Each garden contains its own micro climate. Bulbs planted against the southern side of your house may bloom up to a week earlier than the same ones planted on the north side. Bulbs planted in dense shade may be twice as tall as those planted in full sun. Bulbs planted by a warm sidewalk may push out of the ground earlier due to the warmth absorbed by the concrete.
If you dig your bulbs, separate the bulbs and take off the old roots. It is important that the bulbs are completely dry before storing or they will rot. To dry bulbs, put on a mesh tray in the shade outside for a day or two before storing them. Good air circulation in storage is also important and never ever store in an airtight container.
To best care for your bulbs, the leaves must be left alone until they are yellow. This is because the foliage manufactures the food that is being stored in the bulb for next year's flower. Bulbs are actually a storage organ that helps the plant inside survive dormant periods. When dividing bulbs, dig the clumps once the leaves have dried down. You can replant right away or store in a well ventilated location away from heat until fall.
You can reach the Wooden Shoe Bulb Company fields by taking Interstate 5 to Woodburn, Exit 271, then traveling east seven miles, toward Molalla, to the flashing yellow light at Meridian Road. Turn right on Meridian Road and travel about two miles. The street address is 33814 S. Meridian Road. The entrance to the field is on the left.The fields are open from 9 a.m. to 6 p.m. daily. There is a fee of $4 per carload during the weekends. To get an update on the flower bloom status, call (800) 711-2006.
Cathy Peterson belongs to the Clatsop County Master Gardener Association. "In the Garden" runs weekly in Coast Weekend. Please send comments and gardening news to "In the Garden," The Daily Astorian, P.O. Box 210, Astoria, OR 97103 or online to firstname.lastname@example.org
Schools can enter rose bush giveawayIn honor of National Garden Month, the National Gardening Association and Star Roses will give 20 school garden programs five rose bushes apiece to plant on school grounds.
The deadline for the application is Sunday, April 6 by mail and Thursday, April 10 by fax.
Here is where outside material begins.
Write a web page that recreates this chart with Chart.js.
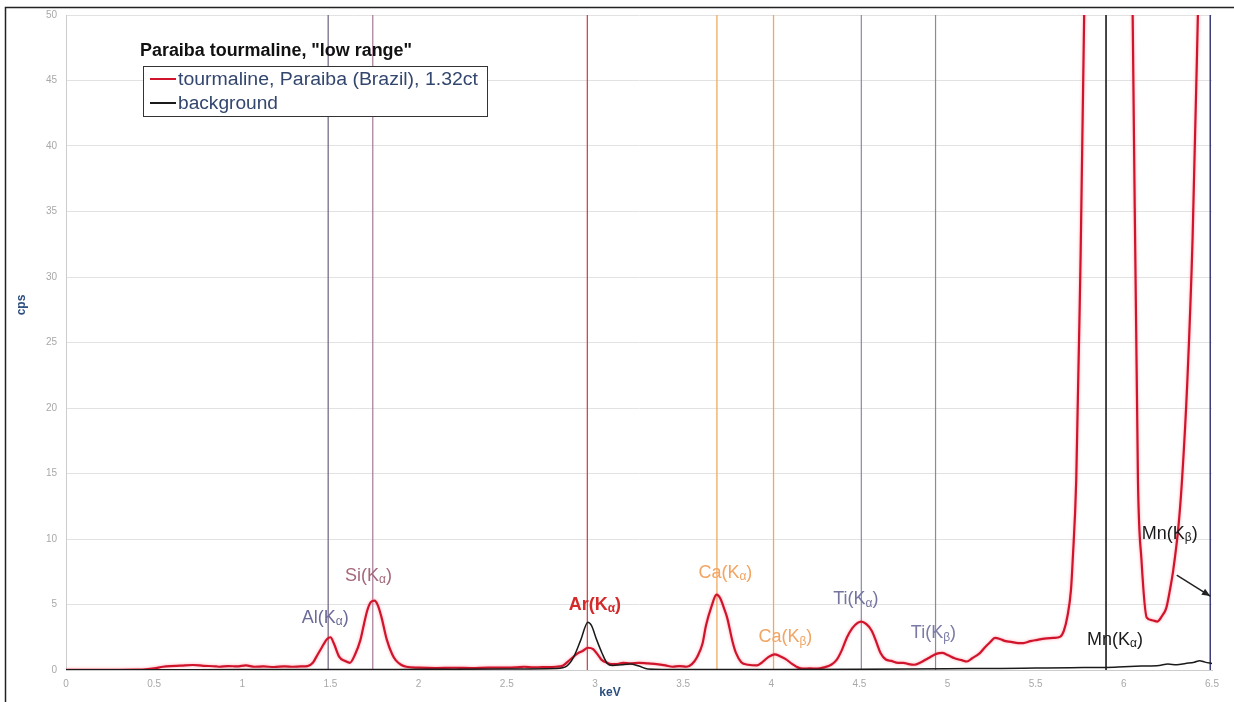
<!DOCTYPE html>
<html>
<head>
<meta charset="utf-8">
<script src="https://cdn.jsdelivr.net/npm/chart.js@4/dist/chart.umd.min.js"></script>
<style>
html,body{margin:0;padding:0;background:#fff;}
#wrap{position:relative;width:1234px;height:702px;}
canvas{display:block;}
</style>
</head>
<body>
<div id="wrap"><canvas id="c" width="1234" height="702"></canvas></div>
<script>
// ---------- DATA ----------
const chartTitle = 'Paraiba tourmaline, "low range"';
const seriesNames = ['tourmaline, Paraiba (Brazil), 1.32ct', 'background'];
const xAxisTitle = 'keV';
const yAxisTitle = 'cps';

const xTickValues = [0,0.5,1,1.5,2,2.5,3,3.5,4,4.5,5,5.5,6,6.5];
const xTickLabels = ['0','0.5','1','1.5','2','2.5','3','3.5','4','4.5','5','5.5','6','6.5'];
const yTickValues = [0,5,10,15,20,25,30,35,40,45,50];
const yTickLabels = ['0','5','10','15','20','25','30','35','40','45','50'];

const keVTourmaline = [
 0.00,0.10,0.20,0.30,0.40,0.45,0.50,0.55,0.59,0.65,0.72,0.78,0.85,0.87,0.92,0.97,1.02,1.07,1.12,1.18,1.24,1.29,1.33,1.37,
 1.40,1.42,1.45,1.48,1.50,1.52,1.55,1.58,1.61,1.64,1.67,1.69,1.71,1.73,1.75,1.77,1.79,1.82,1.85,1.87,1.90,1.93,
 2.00,2.10,2.20,2.30,2.40,2.50,2.55,2.60,2.65,2.70,2.78,2.82,2.86,2.90,2.93,2.96,2.99,3.02,3.04,3.07,3.09,3.12,3.16,3.20,
 3.25,3.30,3.35,3.40,3.44,3.48,3.52,3.55,3.58,3.61,3.63,3.66,3.69,3.71,3.73,3.75,3.78,3.80,3.83,3.87,3.92,3.95,3.98,
 4.02,4.05,4.08,4.12,4.15,4.18,4.22,4.26,4.30,4.34,4.37,4.40,4.43,4.46,4.49,4.51,4.54,4.57,4.60,4.62,4.65,4.68,4.72,
 4.75,4.78,4.81,4.85,4.89,4.94,4.97,5.00,5.04,5.08,5.11,5.14,5.18,5.21,5.24,5.27,5.30,5.33,5.36,5.40,5.43,5.47,5.51,
 5.55,5.60,5.64,5.66,5.68,5.70,5.71,5.73,5.75,5.775,5.80,5.85,5.90,5.95,6.00,6.03,6.05,6.08,6.10,6.13,6.16,6.19,6.22,
 6.24,6.26,6.28,6.31,6.33,6.36,6.39,6.42,6.46,6.50
];
const cpsTourmaline = [
 0.02,0.02,0.02,0.02,0.03,0.05,0.12,0.25,0.30,0.33,0.38,0.32,0.28,0.25,0.30,0.27,0.35,0.25,0.27,0.23,0.28,0.25,0.27,0.30,
 0.55,1.0,1.7,2.35,2.5,2.0,1.0,0.7,0.55,1.2,2.3,3.5,4.6,5.2,5.3,4.9,4.0,2.3,1.2,0.75,0.4,0.25,
 0.18,0.15,0.17,0.15,0.18,0.18,0.20,0.25,0.20,0.22,0.25,0.35,0.8,1.25,1.45,1.7,1.6,1.1,0.75,0.55,0.45,0.45,0.55,0.50,
 0.55,0.50,0.45,0.35,0.25,0.30,0.25,0.45,1.0,2.0,3.4,4.8,5.75,5.5,4.8,4.0,2.2,1.3,0.6,0.4,0.35,0.6,0.95,
 1.2,1.05,0.85,0.45,0.2,0.1,0.12,0.1,0.2,0.4,0.75,1.5,2.5,3.2,3.6,3.7,3.5,3.0,2.0,1.3,0.8,0.7,0.55,
 0.55,0.45,0.4,0.6,0.9,1.25,1.3,1.15,0.9,0.75,0.65,0.9,1.25,1.7,2.1,2.45,2.35,2.2,2.15,2.05,2.05,2.2,2.3,
 2.4,2.45,2.55,3.0,4.1,6.1,8.4,14.5,28,50,90,160,190,170,110,70,50,14.5,8.4,4.0,3.8,3.7,4.2,
 4.7,6.0,7.6,11,14.5,22,33,50,75,100
];

const keVBackground = [
 0.00,0.50,1.00,1.50,2.00,2.50,2.78,2.84,2.88,2.92,2.96,2.98,3.01,3.04,3.07,3.10,3.15,3.20,3.25,3.30,3.50,
 4.00,4.50,5.00,5.30,5.50,5.70,5.90,6.00,6.10,6.20,6.25,6.30,6.35,6.40,6.43,6.46,6.50
];
const cpsBackground = [
 0.02,0.02,0.03,0.03,0.05,0.08,0.12,0.3,1.0,2.3,3.65,3.4,2.3,1.3,0.5,0.35,0.4,0.45,0.3,0.08,0.03,
 0.03,0.05,0.1,0.12,0.15,0.18,0.2,0.25,0.3,0.35,0.45,0.4,0.5,0.6,0.7,0.6,0.5
];

// emission lines (energy in keV) and their labels
const lineNames    = ['Al(Kα)','Si(Kα)','Ar(Kα)','Ca(Kα)','Ca(Kβ)','Ti(Kα)','Ti(Kβ)','Mn(Kα)','Mn(Kβ)'];
const lineEnergies = [1.487, 1.740, 2.957, 3.692, 4.013, 4.511, 4.932, 5.899, 6.490];
// label anchor (data coords: keV, cps)
const labelKeV = [1.47, 1.716, 3.00, 3.74, 4.08, 4.48, 4.92, 5.95, 6.26];
const labelCps = [4.0, 7.2, 4.95, 7.4, 2.5, 5.4, 2.8, 2.3, 10.4];
// arrow pointing to Mn(Kβ) line (data coords)
const arrowFrom = [6.30, 7.24];
const arrowTo   = [6.49, 5.64];

// ---------- STYLES ----------
const lineColors  = ['#6e6280','#a57a98','#d24848','#f0a860','#f0a860','#8a88a4','#8a8a98','#333333','#3c3c78'];
const lineWidths  = [1.2,1.2,1.3,1.3,1.3,1.2,1.2,1.8,1.5];
const labelColors = ['#6b6b99','#a6677a','#d42a2a','#f2a462','#f2a462','#7474a0','#7a7aa5','#1a1a1a','#1a1a1a'];
const labelBold   = [false,false,true,false,false,false,false,false,false];
const seriesColors = ['#d0142c','#1a1a1a'];

// ---------- BUILD ----------
const toXY = (xs, ys) => xs.map((x, i) => ({x: x, y: ys[i]}));

const datasets = [
  {label: seriesNames[1], data: toXY(keVBackground, cpsBackground), borderColor: seriesColors[1], borderWidth: 1.5, pointRadius: 0, cubicInterpolationMode: 'monotone'},
  {label: seriesNames[0], data: toXY(keVTourmaline, cpsTourmaline), borderColor: seriesColors[0], borderWidth: 2.2, pointRadius: 0, cubicInterpolationMode: 'monotone', isSpectrum: true}
];
lineEnergies.forEach((e, i) => {
  datasets.push({label: lineNames[i], data: [{x: e, y: 0}, {x: e, y: 50}], borderColor: lineColors[i], borderWidth: lineWidths[i], pointRadius: 0, isMarker: true});
});

const decor = {
  id: 'decor',
  beforeDatasetDraw(chart, args) {
    const ds = chart.data.datasets[args.index];
    if (ds.isSpectrum) {
      chart.ctx.save();
      chart.ctx.shadowColor = 'rgba(255,90,110,0.55)';
      chart.ctx.shadowBlur = 3;
    }
  },
  afterDatasetDraw(chart, args) {
    const ds = chart.data.datasets[args.index];
    if (ds.isSpectrum) chart.ctx.restore();
  },
  afterDraw(chart) {
    const ctx = chart.ctx;
    const xs = chart.scales.x, ys = chart.scales.y;
    ctx.save();

    // outer frame
    ctx.strokeStyle = '#222';
    ctx.lineWidth = 1.5;
    ctx.beginPath();
    ctx.moveTo(5.5, 702); ctx.lineTo(5.5, 7.5); ctx.lineTo(1234, 7.5);
    ctx.stroke();

    // peak labels
    lineNames.forEach((name, i) => {
      const m = name.match(/^(.*\(K)(.)(\))$/);
      const main = m[1], sub = m[2], close = m[3];
      const fMain = (labelBold[i] ? 'bold ' : '') + '18px "Liberation Sans", Arial, sans-serif';
      const fSub = (labelBold[i] ? 'bold ' : '') + '12px "Liberation Sans", Arial, sans-serif';
      ctx.font = fMain; const w1 = ctx.measureText(main).width; const w3 = ctx.measureText(close).width;
      ctx.font = fSub; const w2 = ctx.measureText(sub).width;
      const total = w1 + w2 + w3;
      const cx = xs.getPixelForValue(labelKeV[i]);
      const cy = ys.getPixelForValue(labelCps[i]);
      let x = cx - total / 2;
      ctx.fillStyle = labelColors[i];
      ctx.textBaseline = 'middle';
      ctx.textAlign = 'left';
      ctx.font = fMain; ctx.fillText(main, x, cy); x += w1;
      ctx.font = fSub; ctx.fillText(sub, x, cy + 4); x += w2;
      ctx.font = fMain; ctx.fillText(close, x, cy);
    });

    // arrow
    const ax1 = xs.getPixelForValue(arrowFrom[0]), ay1 = ys.getPixelForValue(arrowFrom[1]);
    const ax2 = xs.getPixelForValue(arrowTo[0]), ay2 = ys.getPixelForValue(arrowTo[1]);
    ctx.strokeStyle = '#222'; ctx.fillStyle = '#222'; ctx.lineWidth = 1.5;
    ctx.beginPath(); ctx.moveTo(ax1, ay1); ctx.lineTo(ax2, ay2); ctx.stroke();
    const ang = Math.atan2(ay2 - ay1, ax2 - ax1);
    ctx.beginPath();
    ctx.moveTo(ax2, ay2);
    ctx.lineTo(ax2 - 9 * Math.cos(ang - 0.4), ay2 - 9 * Math.sin(ang - 0.4));
    ctx.lineTo(ax2 - 9 * Math.cos(ang + 0.4), ay2 - 9 * Math.sin(ang + 0.4));
    ctx.closePath(); ctx.fill();

    // title
    ctx.fillStyle = '#111';
    ctx.font = 'bold 18px "Liberation Sans", Arial, sans-serif';
    ctx.textAlign = 'left'; ctx.textBaseline = 'alphabetic';
    const tw = ctx.measureText(chartTitle).width;
    ctx.save(); ctx.translate(140, 56); ctx.scale(272 / tw, 1); ctx.fillText(chartTitle, 0, 0); ctx.restore();

    // legend box
    ctx.fillStyle = '#fff';
    ctx.fillRect(143, 66, 344, 50);
    ctx.strokeStyle = '#333'; ctx.lineWidth = 1;
    ctx.strokeRect(143.5, 66.5, 344, 50);
    const legendRows = [{name: seriesNames[0], color: seriesColors[0], y: 79, w: 300}, {name: seriesNames[1], color: seriesColors[1], y: 103, w: 100}];
    legendRows.forEach(r => {
      ctx.strokeStyle = r.color; ctx.lineWidth = 2;
      ctx.beginPath(); ctx.moveTo(150, r.y); ctx.lineTo(176, r.y); ctx.stroke();
      ctx.fillStyle = '#33466e';
      ctx.font = '18px "Liberation Sans", Arial, sans-serif';
      ctx.textBaseline = 'middle';
      const w = ctx.measureText(r.name).width;
      ctx.save(); ctx.translate(178, r.y + 1); ctx.scale(r.w / w, 1); ctx.fillText(r.name, 0, 0); ctx.restore();
    });

    // axis titles
    ctx.fillStyle = '#2c4f80';
    ctx.font = 'bold 12px "Liberation Sans", Arial, sans-serif';
    ctx.textAlign = 'center'; ctx.textBaseline = 'middle';
    ctx.fillText(xAxisTitle, 610, 693);
    ctx.save(); ctx.translate(22, 305); ctx.rotate(-Math.PI / 2); ctx.fillText(yAxisTitle, 0, 0); ctx.restore();

    ctx.restore();
  }
};

new Chart(document.getElementById('c'), {
  type: 'line',
  data: {datasets: datasets},
  options: {
    responsive: false,
    animation: false,
    devicePixelRatio: 1,
    layout: {padding: {top: 14, right: 22, left: 0, bottom: 0}},
    plugins: {legend: {display: false}, tooltip: {enabled: false}, title: {display: false}},
    scales: {
      x: {
        type: 'linear', min: 0, max: 6.5,
        afterBuildTicks: s => { s.ticks = xTickValues.map(v => ({value: v})); },
        afterFit: s => { s.height = 32; },
        grid: {display: false, drawTicks: false},
        border: {display: true, color: '#cccccc'},
        ticks: {padding: 8, color: '#a8a8a8', font: {size: 10, family: '"Liberation Sans", Arial, sans-serif'},
                callback: (v, i) => xTickLabels[i], maxRotation: 0, autoSkip: false}
      },
      y: {
        type: 'linear', min: 0, max: 50,
        afterBuildTicks: s => { s.ticks = yTickValues.map(v => ({value: v})); },
        afterFit: s => { s.width = 66; },
        grid: {color: '#e2e2e2', drawTicks: false, lineWidth: 1},
        border: {display: true, color: '#cccccc'},
        ticks: {padding: 9, color: '#a8a8a8', font: {size: 10, family: '"Liberation Sans", Arial, sans-serif'},
                callback: (v, i) => yTickLabels[i], autoSkip: false}
      }
    }
  },
  plugins: [decor]
});
</script>
</body>
</html>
This is the first time the NGA and Star Roses have paired up to offer the "Learning with Roses Awards."
You must download an application from the NGA's children's gardening Web page, www.kidsgarden.com
The application asks for the project coordinator, the number of children who actively participate in your garden project, and other specific information. Applicants should demonstrate a child-centered process in which young people plan, learn and work in an outdoor garden. Applicants will receive notification of awards by April 15.